The service costs taxpayers nothing. The people who send the messages pay for the service. Gupta says states determine how much.

"Most states, what they will do is they will look at it in terms of saying, 'hey, can we generate some revenue? Let's do that,'" Gupta said.

Gupta's company holds most of the U.S. contracts for this service, but he says he has one competitor. Advanced Technologies processes emails for more than 250,000 inmates nationwide. Those inmates receive half-a-million messages every day. The company's technology sifts through the words to detect and alert corrections officials to security threats.

Minnesota piloted the program for six-months before signing a contract with Advanced Technologies with an option to renew for up to five years. Minnesota officials seemed more interested in keeping inmates in touch with society, so they'd be able to re-adjust easily after their release, Gupta said

"We're getting them ready for society. Otherwise they're going to come right back, and that's not what we want," he said.

This week, during the first three days Minnesota implemented the system, more than 250 emails were delivered to offenders. People sending to Minnesota inmates pay 30 cents; 10 cents goes to the company and 20 cents to the state.

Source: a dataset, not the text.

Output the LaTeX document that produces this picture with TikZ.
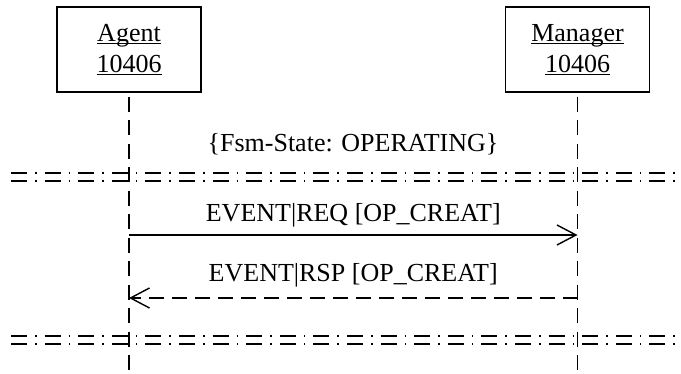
\documentclass[tikz,border=0pt]{standalone}
\usepackage{fontspec}
\setmainfont{Liberation Serif}
\usetikzlibrary{arrows.meta}
\newcommand\ulname[1]{\setbox0\hbox{#1}\rlap{\rule[-2.6pt]{\wd0}{1.3pt}}\box0}

\begin{document}
\begin{tikzpicture}[x=1pt, y=-1pt, line width=1.4pt,
	font=\fontsize{26}{31}\selectfont,
	lifebox/.style={draw, minimum width=144pt, minimum height=85pt, align=center, inner sep=0pt},
	lifeline/.style={dash pattern=on 15pt off 8.5pt},
	fragline/.style={line width=1.3pt, dash pattern=on 16pt off 8pt on 1.6pt off 8pt},
	msg/.style={-{Straight Barb[length=19pt, width=20pt, line width=1.4pt]}},
	reply/.style={msg, dash pattern=on 15pt off 8pt}]
	\useasboundingbox (0,0) rectangle (681,374);
	\node[lifebox] (agent) at (129,49.5) {\ulname{Agent}\\\ulname{10406}};
	\node[lifebox] (manager) at (577.5,49.5) {\ulname{Manager}\\\ulname{10406}};
	\coordinate (agentend) at (129,374);
	\coordinate (managerend) at (577.5,374);
	\draw[lifeline, shorten <=4pt] (agent.south) -- (agentend);
	\draw[lifeline, shorten <=4pt] (manager.south) -- (managerend);
	\node[anchor=base] (state) at (353,152) {\{Fsm-State: OPERATING\}};
	\foreach \y in {173,181,336,344}
		\draw[fragline] (11,\y) -- (681,\y);
	\coordinate (reqA) at (129,235);
	\coordinate (reqM) at (577.5,235);
	\coordinate (rspA) at (129,298);
	\coordinate (rspM) at (577.5,298);
	\draw[msg] (reqA) -- (reqM) node [midway, anchor=base, yshift=13pt] (req) {EVENT|REQ [OP\_CREAT]};
	\draw[reply] (rspM) -- (rspA) node [midway, anchor=base, yshift=16pt] (rsp) {EVENT|RSP [OP\_CREAT]};
\end{tikzpicture}
\end{document}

The money covers the state's cost to operate the system, Minnesota Department of Corrections Deputy Commissioner Terry Carlson said.

"We're going to be evaluating it to find out if we should expand to allow offenders to send email messages back to their family and friends," Carlson said. "The system is set up so that it's secure. The inmates won't have access to the Internet."

But she said if the state takes that step, it will be well in the future.